Some 159 women were killed in 148 incidents owing to domestic disputes, old enmity, matrimonial disputes, and resisting robbery attempt. It said 109 women were kidnapped, while 66 women, including young girls, were sexually assaulted in 62 incidents. Of them 44 women were raped and 22 gang-raped in 43 and 19 incidents of rape and gang-rape, respectively.

The report said that 61 women committed suicide and 30 others tried to take their own lives owing to poverty and domestic disputes. As many as 99 women were injured in domestic violence. More than 420 women victims were married while 141 were unmarried while the marital status of the rest of the victims could not be ascertained, says the report the Aurat Foundation staff prepared with the help of news items published in nine newspapers –– three each published in English, Sindhi and Urdu.

Speaking at the launch of the report, MPA Marvi Rashdi of the PML-F said that while new and more specific laws with stringent punishments to counter violence against women were always required, there already existed sufficient laws on the statute books but the real problem was the non-implementation of those laws. She said that since the implementation of laws was not efficient, everybody suffered, and women being the most vulnerable section of society suffered more.

She also criticised the attitude of the police owing to which people did not go to the law enforcers to get their incidents recorded, and said that even this report showed that of the 712 incidents, only 341 were reported to the police and the FIRs were registered, while the rest of these had not even been reported to the police. She demanded that police personnel be sensitised to issues relating to women.
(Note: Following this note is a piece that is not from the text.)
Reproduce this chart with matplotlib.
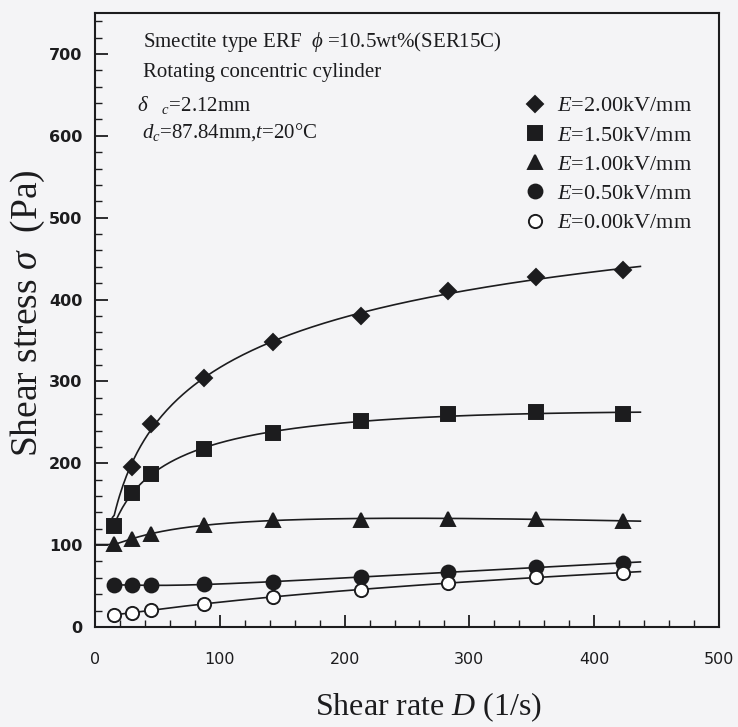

She deplored the attitude of certain politicians, particularly some women parliamentarians, and said that when they were in the opposition they always came to this kind of gatherings and issued statements expressing their solidarity with the victims and saying that when they came to power, they would improve the conditions of poor women, particularly victims of violence, and empower them. But now when they were in government, they had even stopped attending these programmes, fearing that the media might ask them what they had done for women while they were in government. She urged the women parliamentarians to rise above party politics and forge unity whenever a piece of legislation relating to women came under discussion.

Aurat Foundation`s Mehnaz Rehman said that though violence against women was a global phenomenon, it was no excuse for doing nothing to improve the status of women in the country. She said Pakistan was a signatory to the Convention on Elimination of Discrimination Against Women and had to make its laws in conformity with the convention, but very little had been done in that direction.

Citing an example, she said though the bill regarding domestic violence had been passed by the National Assembly, owing to the opposition by certain parliamentary figures, it could not pass through the senate in the specific time limit, and lapsed. Now the entire process would have to be started all over again.

She said another bill on the same issue had been submitted by MPAs in the Sindh Assembly sometime back, but it was not being taken up in the assembly. She urged the women parliamentarians to take a joint stand whenever a women`s issue came up through the legislative process.